:: Provided material ::
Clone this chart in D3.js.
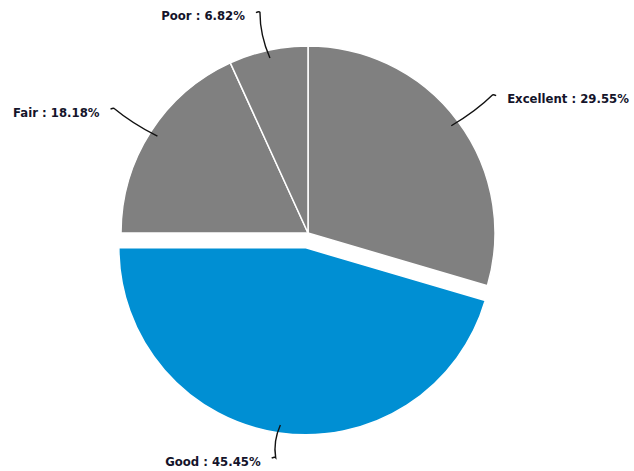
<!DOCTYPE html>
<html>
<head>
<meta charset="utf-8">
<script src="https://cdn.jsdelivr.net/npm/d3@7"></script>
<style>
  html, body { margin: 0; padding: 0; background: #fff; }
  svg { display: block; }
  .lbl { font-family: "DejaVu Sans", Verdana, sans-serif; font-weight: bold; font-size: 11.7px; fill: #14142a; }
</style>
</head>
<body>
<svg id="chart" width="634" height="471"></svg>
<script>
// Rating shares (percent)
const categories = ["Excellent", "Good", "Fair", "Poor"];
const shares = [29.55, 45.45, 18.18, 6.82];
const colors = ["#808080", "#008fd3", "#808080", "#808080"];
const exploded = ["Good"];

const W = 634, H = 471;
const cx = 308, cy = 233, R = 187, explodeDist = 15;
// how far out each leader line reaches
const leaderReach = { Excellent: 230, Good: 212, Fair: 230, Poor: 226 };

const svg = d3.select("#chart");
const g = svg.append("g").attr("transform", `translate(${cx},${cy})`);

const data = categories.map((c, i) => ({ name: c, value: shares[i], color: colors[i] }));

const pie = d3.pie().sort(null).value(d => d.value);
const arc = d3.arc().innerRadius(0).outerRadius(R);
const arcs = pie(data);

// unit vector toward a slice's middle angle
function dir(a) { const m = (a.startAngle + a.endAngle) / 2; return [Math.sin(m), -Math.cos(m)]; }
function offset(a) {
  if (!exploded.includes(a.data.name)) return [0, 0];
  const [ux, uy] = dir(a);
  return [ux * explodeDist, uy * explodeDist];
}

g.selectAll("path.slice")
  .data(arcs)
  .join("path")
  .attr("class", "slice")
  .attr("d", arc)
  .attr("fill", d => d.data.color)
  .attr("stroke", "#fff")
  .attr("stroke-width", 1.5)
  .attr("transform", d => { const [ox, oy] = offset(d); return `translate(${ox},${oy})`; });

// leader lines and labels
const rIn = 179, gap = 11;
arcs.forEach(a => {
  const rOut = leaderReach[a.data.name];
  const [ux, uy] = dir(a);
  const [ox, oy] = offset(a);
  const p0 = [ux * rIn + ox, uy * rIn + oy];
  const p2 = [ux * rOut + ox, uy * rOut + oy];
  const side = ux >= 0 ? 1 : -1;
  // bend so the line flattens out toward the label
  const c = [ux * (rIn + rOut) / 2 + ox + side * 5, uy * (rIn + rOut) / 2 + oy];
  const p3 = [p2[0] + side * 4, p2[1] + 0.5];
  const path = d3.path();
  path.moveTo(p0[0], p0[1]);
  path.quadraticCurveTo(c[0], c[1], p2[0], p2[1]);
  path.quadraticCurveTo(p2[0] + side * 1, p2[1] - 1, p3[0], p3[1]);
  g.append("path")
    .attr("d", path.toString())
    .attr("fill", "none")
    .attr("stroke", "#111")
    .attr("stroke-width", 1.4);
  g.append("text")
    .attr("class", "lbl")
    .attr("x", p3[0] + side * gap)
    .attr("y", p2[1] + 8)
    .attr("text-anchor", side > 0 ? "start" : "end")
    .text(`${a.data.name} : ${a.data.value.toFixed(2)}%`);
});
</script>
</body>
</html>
:::
## [What to do]
Pick out every line holding the string "chart" and return it.

## [Solved exercise]
Clone this chart in D3.js.
<svg id="chart" width="634" height="471"></svg>
const svg = d3.select("#chart");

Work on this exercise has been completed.